**What to work on:** Your task is to repeat all of the material exactly.

**Raw data:**

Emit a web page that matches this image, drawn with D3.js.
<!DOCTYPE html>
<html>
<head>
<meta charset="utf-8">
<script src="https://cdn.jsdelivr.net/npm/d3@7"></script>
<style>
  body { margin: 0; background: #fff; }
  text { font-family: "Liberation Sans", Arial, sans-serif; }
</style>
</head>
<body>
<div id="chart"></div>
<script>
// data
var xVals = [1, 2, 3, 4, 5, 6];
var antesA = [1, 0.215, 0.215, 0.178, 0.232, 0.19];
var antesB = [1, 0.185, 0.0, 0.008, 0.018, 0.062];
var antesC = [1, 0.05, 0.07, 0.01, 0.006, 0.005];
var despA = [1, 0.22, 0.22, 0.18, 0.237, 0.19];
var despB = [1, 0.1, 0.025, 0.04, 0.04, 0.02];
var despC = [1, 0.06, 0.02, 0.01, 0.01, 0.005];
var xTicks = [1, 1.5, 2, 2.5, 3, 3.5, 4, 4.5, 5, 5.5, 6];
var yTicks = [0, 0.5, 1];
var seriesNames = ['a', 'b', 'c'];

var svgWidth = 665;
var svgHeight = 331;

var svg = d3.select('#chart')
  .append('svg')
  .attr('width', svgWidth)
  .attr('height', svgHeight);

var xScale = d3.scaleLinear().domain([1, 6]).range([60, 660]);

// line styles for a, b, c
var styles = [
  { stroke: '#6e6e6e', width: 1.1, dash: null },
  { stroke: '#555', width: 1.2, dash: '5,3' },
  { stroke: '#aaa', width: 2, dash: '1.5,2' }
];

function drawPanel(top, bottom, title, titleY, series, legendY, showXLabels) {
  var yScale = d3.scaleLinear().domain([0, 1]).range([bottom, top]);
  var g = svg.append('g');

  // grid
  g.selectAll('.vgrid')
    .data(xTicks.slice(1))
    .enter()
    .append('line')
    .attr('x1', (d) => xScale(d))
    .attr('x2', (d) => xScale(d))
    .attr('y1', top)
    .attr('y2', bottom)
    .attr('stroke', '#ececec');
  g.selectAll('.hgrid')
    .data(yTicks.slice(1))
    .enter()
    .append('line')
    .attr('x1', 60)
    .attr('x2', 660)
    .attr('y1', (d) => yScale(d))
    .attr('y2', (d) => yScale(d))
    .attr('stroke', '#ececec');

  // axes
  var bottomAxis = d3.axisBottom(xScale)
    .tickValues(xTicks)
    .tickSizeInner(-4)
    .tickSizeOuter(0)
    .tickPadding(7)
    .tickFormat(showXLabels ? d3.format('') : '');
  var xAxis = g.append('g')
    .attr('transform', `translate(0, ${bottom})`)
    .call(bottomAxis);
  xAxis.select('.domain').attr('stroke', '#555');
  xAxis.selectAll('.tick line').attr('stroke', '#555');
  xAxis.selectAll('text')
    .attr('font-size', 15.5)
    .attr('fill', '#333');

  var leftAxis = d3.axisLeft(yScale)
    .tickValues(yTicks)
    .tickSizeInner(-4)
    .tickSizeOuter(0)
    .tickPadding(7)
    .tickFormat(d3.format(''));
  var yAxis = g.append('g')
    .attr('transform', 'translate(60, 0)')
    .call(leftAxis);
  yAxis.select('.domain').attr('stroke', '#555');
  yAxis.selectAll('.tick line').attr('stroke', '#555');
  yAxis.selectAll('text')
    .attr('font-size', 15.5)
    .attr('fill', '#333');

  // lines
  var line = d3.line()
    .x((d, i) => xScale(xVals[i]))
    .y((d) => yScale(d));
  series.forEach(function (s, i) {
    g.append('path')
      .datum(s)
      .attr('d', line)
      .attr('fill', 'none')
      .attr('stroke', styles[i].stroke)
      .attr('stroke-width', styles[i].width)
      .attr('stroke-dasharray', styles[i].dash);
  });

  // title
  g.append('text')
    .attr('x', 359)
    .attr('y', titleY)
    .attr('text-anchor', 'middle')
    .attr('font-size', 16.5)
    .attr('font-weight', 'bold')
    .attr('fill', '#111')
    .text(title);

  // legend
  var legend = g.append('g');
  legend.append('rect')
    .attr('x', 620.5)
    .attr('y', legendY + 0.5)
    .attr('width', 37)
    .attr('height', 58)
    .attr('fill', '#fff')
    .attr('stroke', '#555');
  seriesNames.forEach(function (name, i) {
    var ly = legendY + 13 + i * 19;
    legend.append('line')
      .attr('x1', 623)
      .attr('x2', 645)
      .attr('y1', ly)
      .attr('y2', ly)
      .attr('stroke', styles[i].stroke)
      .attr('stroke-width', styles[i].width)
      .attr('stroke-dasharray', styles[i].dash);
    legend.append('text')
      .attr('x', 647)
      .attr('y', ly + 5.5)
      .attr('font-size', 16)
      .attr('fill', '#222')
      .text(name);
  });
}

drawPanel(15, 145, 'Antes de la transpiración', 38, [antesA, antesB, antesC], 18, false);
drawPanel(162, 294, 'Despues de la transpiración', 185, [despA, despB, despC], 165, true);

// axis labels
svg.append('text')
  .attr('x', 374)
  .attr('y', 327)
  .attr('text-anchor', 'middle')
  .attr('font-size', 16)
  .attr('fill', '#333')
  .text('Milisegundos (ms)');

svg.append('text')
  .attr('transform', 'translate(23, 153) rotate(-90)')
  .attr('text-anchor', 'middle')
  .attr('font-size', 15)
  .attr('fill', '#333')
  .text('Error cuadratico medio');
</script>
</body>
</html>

**Result of this task:**
Emit a web page that matches this image, drawn with D3.js.
<!DOCTYPE html>
<html>
<head>
<meta charset="utf-8">
<script src="https://cdn.jsdelivr.net/npm/d3@7"></script>
<style>
  body { margin: 0; background: #fff; }
  text { font-family: "Liberation Sans", Arial, sans-serif; }
</style>
</head>
<body>
<div id="chart"></div>
<script>
// data
var xVals = [1, 2, 3, 4, 5, 6];
var antesA = [1, 0.215, 0.215, 0.178, 0.232, 0.19];
var antesB = [1, 0.185, 0.0, 0.008, 0.018, 0.062];
var antesC = [1, 0.05, 0.07, 0.01, 0.006, 0.005];
var despA = [1, 0.22, 0.22, 0.18, 0.237, 0.19];
var despB = [1, 0.1, 0.025, 0.04, 0.04, 0.02];
var despC = [1, 0.06, 0.02, 0.01, 0.01, 0.005];
var xTicks = [1, 1.5, 2, 2.5, 3, 3.5, 4, 4.5, 5, 5.5, 6];
var yTicks = [0, 0.5, 1];
var seriesNames = ['a', 'b', 'c'];

var svgWidth = 665;
var svgHeight = 331;

var svg = d3.select('#chart')
  .append('svg')
  .attr('width', svgWidth)
  .attr('height', svgHeight);

var xScale = d3.scaleLinear().domain([1, 6]).range([60, 660]);

// line styles for a, b, c
var styles = [
  { stroke: '#6e6e6e', width: 1.1, dash: null },
  { stroke: '#555', width: 1.2, dash: '5,3' },
  { stroke: '#aaa', width: 2, dash: '1.5,2' }
];

function drawPanel(top, bottom, title, titleY, series, legendY, showXLabels) {
  var yScale = d3.scaleLinear().domain([0, 1]).range([bottom, top]);
  var g = svg.append('g');

  // grid
  g.selectAll('.vgrid')
    .data(xTicks.slice(1))
    .enter()
    .append('line')
    .attr('x1', (d) => xScale(d))
    .attr('x2', (d) => xScale(d))
    .attr('y1', top)
    .attr('y2', bottom)
    .attr('stroke', '#ececec');
  g.selectAll('.hgrid')
    .data(yTicks.slice(1))
    .enter()
    .append('line')
    .attr('x1', 60)
    .attr('x2', 660)
    .attr('y1', (d) => yScale(d))
    .attr('y2', (d) => yScale(d))
    .attr('stroke', '#ececec');

  // axes
  var bottomAxis = d3.axisBottom(xScale)
    .tickValues(xTicks)
    .tickSizeInner(-4)
    .tickSizeOuter(0)
    .tickPadding(7)
    .tickFormat(showXLabels ? d3.format('') : '');
  var xAxis = g.append('g')
    .attr('transform', `translate(0, ${bottom})`)
    .call(bottomAxis);
  xAxis.select('.domain').attr('stroke', '#555');
  xAxis.selectAll('.tick line').attr('stroke', '#555');
  xAxis.selectAll('text')
    .attr('font-size', 15.5)
    .attr('fill', '#333');

  var leftAxis = d3.axisLeft(yScale)
    .tickValues(yTicks)
    .tickSizeInner(-4)
    .tickSizeOuter(0)
    .tickPadding(7)
    .tickFormat(d3.format(''));
  var yAxis = g.append('g')
    .attr('transform', 'translate(60, 0)')
    .call(leftAxis);
  yAxis.select('.domain').attr('stroke', '#555');
  yAxis.selectAll('.tick line').attr('stroke', '#555');
  yAxis.selectAll('text')
    .attr('font-size', 15.5)
    .attr('fill', '#333');

  // lines
  var line = d3.line()
    .x((d, i) => xScale(xVals[i]))
    .y((d) => yScale(d));
  series.forEach(function (s, i) {
    g.append('path')
      .datum(s)
      .attr('d', line)
      .attr('fill', 'none')
      .attr('stroke', styles[i].stroke)
      .attr('stroke-width', styles[i].width)
      .attr('stroke-dasharray', styles[i].dash);
  });

  // title
  g.append('text')
    .attr('x', 359)
    .attr('y', titleY)
    .attr('text-anchor', 'middle')
    .attr('font-size', 16.5)
    .attr('font-weight', 'bold')
    .attr('fill', '#111')
    .text(title);

  // legend
  var legend = g.append('g');
  legend.append('rect')
    .attr('x', 620.5)
    .attr('y', legendY + 0.5)
    .attr('width', 37)
    .attr('height', 58)
    .attr('fill', '#fff')
    .attr('stroke', '#555');
  seriesNames.forEach(function (name, i) {
    var ly = legendY + 13 + i * 19;
    legend.append('line')
      .attr('x1', 623)
      .attr('x2', 645)
      .attr('y1', ly)
      .attr('y2', ly)
      .attr('stroke', styles[i].stroke)
      .attr('stroke-width', styles[i].width)
      .attr('stroke-dasharray', styles[i].dash);
    legend.append('text')
      .attr('x', 647)
      .attr('y', ly + 5.5)
      .attr('font-size', 16)
      .attr('fill', '#222')
      .text(name);
  });
}

drawPanel(15, 145, 'Antes de la transpiración', 38, [antesA, antesB, antesC], 18, false);
drawPanel(162, 294, 'Despues de la transpiración', 185, [despA, despB, despC], 165, true);

// axis labels
svg.append('text')
  .attr('x', 374)
  .attr('y', 327)
  .attr('text-anchor', 'middle')
  .attr('font-size', 16)
  .attr('fill', '#333')
  .text('Milisegundos (ms)');

svg.append('text')
  .attr('transform', 'translate(23, 153) rotate(-90)')
  .attr('text-anchor', 'middle')
  .attr('font-size', 15)
  .attr('fill', '#333')
  .text('Error cuadratico medio');
</script>
</body>
</html>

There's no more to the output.